Data shown =
════════════════════

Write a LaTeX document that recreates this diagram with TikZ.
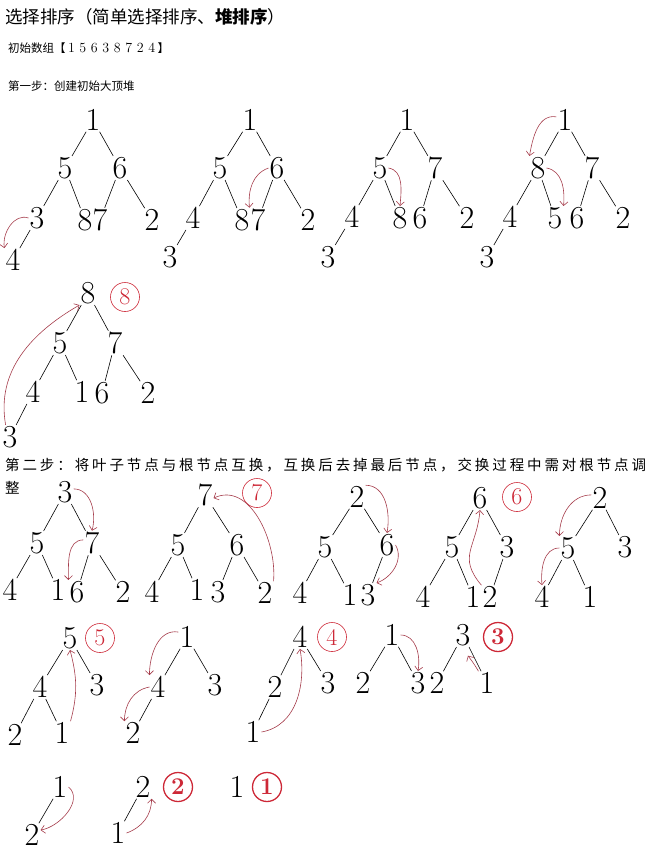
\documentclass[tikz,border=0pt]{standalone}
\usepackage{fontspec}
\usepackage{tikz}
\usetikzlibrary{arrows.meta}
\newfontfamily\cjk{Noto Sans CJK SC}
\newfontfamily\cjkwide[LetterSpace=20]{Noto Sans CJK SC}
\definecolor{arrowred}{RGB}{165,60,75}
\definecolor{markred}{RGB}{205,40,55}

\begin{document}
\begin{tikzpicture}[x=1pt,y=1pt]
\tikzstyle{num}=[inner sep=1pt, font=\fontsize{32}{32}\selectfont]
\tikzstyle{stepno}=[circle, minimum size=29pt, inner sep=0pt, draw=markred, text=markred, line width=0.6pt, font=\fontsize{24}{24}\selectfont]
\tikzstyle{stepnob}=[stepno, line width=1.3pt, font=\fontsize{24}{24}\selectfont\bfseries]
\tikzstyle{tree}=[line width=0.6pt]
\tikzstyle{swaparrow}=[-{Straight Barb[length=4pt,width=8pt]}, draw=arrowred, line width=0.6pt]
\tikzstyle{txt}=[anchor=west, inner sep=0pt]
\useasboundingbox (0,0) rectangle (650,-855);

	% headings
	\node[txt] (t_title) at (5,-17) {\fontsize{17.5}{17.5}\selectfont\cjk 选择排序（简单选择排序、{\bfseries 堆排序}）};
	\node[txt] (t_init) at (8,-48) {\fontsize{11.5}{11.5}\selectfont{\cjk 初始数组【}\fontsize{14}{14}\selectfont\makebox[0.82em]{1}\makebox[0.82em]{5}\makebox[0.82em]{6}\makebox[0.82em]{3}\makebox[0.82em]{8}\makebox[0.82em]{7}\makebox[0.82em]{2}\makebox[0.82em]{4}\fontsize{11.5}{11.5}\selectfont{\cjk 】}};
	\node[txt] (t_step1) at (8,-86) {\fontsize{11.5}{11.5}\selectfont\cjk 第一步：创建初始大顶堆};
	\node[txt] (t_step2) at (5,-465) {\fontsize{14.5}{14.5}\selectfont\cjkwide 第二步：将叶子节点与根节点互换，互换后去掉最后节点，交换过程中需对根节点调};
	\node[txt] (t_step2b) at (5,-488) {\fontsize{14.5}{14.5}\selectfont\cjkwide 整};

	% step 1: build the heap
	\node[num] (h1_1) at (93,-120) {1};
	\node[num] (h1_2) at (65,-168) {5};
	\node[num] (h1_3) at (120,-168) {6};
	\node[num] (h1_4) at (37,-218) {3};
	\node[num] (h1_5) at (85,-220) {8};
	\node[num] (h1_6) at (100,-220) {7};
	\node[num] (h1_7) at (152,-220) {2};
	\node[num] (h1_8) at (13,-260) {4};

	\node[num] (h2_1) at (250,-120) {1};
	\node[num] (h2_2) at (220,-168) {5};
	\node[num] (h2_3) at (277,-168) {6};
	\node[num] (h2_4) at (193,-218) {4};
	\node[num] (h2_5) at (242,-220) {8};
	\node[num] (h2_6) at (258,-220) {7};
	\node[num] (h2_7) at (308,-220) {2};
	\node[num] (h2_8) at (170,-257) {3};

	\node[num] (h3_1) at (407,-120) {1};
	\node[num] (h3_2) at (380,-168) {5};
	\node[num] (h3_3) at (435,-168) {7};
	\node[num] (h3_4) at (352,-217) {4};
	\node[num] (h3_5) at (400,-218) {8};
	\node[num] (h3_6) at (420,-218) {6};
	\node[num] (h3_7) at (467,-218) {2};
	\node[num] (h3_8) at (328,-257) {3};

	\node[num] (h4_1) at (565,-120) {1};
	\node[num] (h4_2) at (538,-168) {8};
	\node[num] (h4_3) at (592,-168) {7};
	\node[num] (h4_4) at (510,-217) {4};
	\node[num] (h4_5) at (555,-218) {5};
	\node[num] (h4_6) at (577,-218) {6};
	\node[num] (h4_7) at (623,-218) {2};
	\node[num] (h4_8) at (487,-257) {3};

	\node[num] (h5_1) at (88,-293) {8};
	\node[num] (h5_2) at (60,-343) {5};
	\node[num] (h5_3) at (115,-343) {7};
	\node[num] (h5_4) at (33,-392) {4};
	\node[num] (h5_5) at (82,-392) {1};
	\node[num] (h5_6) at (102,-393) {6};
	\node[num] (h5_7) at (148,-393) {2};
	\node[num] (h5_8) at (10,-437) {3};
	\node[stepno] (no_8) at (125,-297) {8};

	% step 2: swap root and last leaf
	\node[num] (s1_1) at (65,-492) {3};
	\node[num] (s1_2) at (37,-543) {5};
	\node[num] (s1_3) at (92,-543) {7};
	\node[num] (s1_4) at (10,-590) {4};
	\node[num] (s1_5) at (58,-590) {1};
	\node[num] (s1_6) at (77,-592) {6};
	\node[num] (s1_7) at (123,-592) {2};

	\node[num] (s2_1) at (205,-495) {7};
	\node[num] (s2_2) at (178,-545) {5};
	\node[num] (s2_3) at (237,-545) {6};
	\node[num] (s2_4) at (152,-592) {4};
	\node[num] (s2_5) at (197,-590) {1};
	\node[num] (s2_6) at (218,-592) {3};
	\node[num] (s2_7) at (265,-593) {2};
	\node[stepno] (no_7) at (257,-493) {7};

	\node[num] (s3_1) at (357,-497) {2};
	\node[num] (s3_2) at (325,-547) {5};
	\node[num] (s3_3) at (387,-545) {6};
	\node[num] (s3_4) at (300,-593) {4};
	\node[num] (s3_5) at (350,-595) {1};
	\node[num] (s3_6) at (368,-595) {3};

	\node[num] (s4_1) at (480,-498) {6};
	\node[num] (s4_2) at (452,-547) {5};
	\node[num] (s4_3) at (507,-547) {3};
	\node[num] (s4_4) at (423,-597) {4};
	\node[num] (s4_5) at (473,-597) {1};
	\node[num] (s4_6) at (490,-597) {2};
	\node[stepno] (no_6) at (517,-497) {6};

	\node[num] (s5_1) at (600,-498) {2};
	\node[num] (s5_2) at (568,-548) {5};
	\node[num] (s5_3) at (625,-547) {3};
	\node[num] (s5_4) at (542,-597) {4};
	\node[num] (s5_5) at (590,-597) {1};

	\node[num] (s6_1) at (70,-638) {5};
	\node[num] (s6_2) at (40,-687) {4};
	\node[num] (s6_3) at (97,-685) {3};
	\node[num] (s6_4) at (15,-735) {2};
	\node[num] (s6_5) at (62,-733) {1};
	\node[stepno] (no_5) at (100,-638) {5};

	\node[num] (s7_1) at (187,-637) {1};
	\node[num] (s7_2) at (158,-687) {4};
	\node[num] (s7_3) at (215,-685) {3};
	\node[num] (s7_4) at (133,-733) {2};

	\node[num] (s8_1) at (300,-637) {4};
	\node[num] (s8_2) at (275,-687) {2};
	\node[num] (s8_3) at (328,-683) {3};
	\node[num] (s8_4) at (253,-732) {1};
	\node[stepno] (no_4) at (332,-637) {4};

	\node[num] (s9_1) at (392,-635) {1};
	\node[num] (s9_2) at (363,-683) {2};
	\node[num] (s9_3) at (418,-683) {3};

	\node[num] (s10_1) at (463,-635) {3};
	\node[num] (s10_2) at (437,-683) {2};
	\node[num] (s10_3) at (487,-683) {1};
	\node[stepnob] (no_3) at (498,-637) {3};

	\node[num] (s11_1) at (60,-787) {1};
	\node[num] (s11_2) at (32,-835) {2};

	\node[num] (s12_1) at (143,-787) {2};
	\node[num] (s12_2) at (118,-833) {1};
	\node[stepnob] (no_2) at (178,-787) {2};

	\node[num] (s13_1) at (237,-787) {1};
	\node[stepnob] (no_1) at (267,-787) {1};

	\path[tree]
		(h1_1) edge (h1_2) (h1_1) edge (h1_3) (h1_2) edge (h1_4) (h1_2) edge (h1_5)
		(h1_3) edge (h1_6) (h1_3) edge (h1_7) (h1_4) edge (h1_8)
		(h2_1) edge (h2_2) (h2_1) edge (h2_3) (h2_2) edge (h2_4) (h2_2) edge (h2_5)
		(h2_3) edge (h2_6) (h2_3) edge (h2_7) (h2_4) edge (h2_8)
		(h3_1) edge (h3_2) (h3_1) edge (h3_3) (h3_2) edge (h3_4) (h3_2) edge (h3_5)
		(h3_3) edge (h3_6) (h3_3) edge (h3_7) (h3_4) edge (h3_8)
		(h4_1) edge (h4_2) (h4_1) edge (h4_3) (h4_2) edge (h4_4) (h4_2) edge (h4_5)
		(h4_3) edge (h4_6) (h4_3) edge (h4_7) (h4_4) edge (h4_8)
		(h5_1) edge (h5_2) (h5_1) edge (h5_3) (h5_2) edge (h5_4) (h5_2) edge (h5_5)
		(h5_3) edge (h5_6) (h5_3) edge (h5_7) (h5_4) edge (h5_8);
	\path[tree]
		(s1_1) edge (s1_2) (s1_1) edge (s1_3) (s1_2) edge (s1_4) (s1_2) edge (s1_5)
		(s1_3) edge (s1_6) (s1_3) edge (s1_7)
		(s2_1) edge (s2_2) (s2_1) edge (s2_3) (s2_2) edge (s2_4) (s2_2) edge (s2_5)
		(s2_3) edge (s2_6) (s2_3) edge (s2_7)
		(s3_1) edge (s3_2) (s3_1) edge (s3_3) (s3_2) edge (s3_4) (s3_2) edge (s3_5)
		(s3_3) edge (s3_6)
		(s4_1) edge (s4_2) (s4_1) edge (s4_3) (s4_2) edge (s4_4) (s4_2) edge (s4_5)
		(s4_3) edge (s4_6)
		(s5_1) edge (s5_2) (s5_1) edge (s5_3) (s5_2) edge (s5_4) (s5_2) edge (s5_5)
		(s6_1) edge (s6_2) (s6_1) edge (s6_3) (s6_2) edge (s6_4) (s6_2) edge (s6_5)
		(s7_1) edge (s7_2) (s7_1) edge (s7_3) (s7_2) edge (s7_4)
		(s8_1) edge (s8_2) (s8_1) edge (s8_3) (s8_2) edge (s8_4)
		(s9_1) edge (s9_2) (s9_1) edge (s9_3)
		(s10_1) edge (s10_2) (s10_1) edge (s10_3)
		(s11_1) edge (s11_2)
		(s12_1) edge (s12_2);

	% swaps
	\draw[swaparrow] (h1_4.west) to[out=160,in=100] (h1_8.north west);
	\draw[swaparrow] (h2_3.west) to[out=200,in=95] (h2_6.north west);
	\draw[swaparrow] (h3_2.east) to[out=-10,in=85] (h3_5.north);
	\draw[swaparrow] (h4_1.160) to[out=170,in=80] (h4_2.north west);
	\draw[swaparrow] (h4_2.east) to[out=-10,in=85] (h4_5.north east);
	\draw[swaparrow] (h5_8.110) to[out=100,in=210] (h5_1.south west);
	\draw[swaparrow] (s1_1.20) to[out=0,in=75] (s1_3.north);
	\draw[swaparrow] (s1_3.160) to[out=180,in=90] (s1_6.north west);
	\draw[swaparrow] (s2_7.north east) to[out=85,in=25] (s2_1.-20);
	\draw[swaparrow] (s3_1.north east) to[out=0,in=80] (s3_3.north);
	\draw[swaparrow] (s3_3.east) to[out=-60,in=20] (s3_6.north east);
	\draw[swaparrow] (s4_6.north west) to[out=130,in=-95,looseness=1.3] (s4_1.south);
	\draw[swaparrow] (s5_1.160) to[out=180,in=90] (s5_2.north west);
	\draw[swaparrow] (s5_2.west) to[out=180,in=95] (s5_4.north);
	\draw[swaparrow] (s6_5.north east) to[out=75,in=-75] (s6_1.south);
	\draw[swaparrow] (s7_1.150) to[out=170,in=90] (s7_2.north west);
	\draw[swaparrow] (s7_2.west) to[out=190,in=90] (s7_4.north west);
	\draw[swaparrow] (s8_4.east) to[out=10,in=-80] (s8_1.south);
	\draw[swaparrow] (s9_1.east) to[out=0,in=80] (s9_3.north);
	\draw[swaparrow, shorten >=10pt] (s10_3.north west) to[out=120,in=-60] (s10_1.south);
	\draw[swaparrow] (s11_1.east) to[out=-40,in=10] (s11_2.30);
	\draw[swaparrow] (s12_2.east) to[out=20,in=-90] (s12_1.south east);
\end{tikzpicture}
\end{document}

════════════════════

Give again, exactly, the lines from the start of the data through the one holding "(h1_8) at (13,-260)"; omit the pictures.

Exercise result =
Write a LaTeX document that recreates this diagram with TikZ.
\documentclass[tikz,border=0pt]{standalone}
\usepackage{fontspec}
\usepackage{tikz}
\usetikzlibrary{arrows.meta}
\newfontfamily\cjk{Noto Sans CJK SC}
\newfontfamily\cjkwide[LetterSpace=20]{Noto Sans CJK SC}
\definecolor{arrowred}{RGB}{165,60,75}
\definecolor{markred}{RGB}{205,40,55}

\begin{document}
\begin{tikzpicture}[x=1pt,y=1pt]
\tikzstyle{num}=[inner sep=1pt, font=\fontsize{32}{32}\selectfont]
\tikzstyle{stepno}=[circle, minimum size=29pt, inner sep=0pt, draw=markred, text=markred, line width=0.6pt, font=\fontsize{24}{24}\selectfont]
\tikzstyle{stepnob}=[stepno, line width=1.3pt, font=\fontsize{24}{24}\selectfont\bfseries]
\tikzstyle{tree}=[line width=0.6pt]
\tikzstyle{swaparrow}=[-{Straight Barb[length=4pt,width=8pt]}, draw=arrowred, line width=0.6pt]
\tikzstyle{txt}=[anchor=west, inner sep=0pt]
\useasboundingbox (0,0) rectangle (650,-855);

	% headings
	\node[txt] (t_title) at (5,-17) {\fontsize{17.5}{17.5}\selectfont\cjk 选择排序（简单选择排序、{\bfseries 堆排序}）};
	\node[txt] (t_init) at (8,-48) {\fontsize{11.5}{11.5}\selectfont{\cjk 初始数组【}\fontsize{14}{14}\selectfont\makebox[0.82em]{1}\makebox[0.82em]{5}\makebox[0.82em]{6}\makebox[0.82em]{3}\makebox[0.82em]{8}\makebox[0.82em]{7}\makebox[0.82em]{2}\makebox[0.82em]{4}\fontsize{11.5}{11.5}\selectfont{\cjk 】}};
	\node[txt] (t_step1) at (8,-86) {\fontsize{11.5}{11.5}\selectfont\cjk 第一步：创建初始大顶堆};
	\node[txt] (t_step2) at (5,-465) {\fontsize{14.5}{14.5}\selectfont\cjkwide 第二步：将叶子节点与根节点互换，互换后去掉最后节点，交换过程中需对根节点调};
	\node[txt] (t_step2b) at (5,-488) {\fontsize{14.5}{14.5}\selectfont\cjkwide 整};

	% step 1: build the heap
	\node[num] (h1_1) at (93,-120) {1};
	\node[num] (h1_2) at (65,-168) {5};
	\node[num] (h1_3) at (120,-168) {6};
	\node[num] (h1_4) at (37,-218) {3};
	\node[num] (h1_5) at (85,-220) {8};
	\node[num] (h1_6) at (100,-220) {7};
	\node[num] (h1_7) at (152,-220) {2};
	\node[num] (h1_8) at (13,-260) {4};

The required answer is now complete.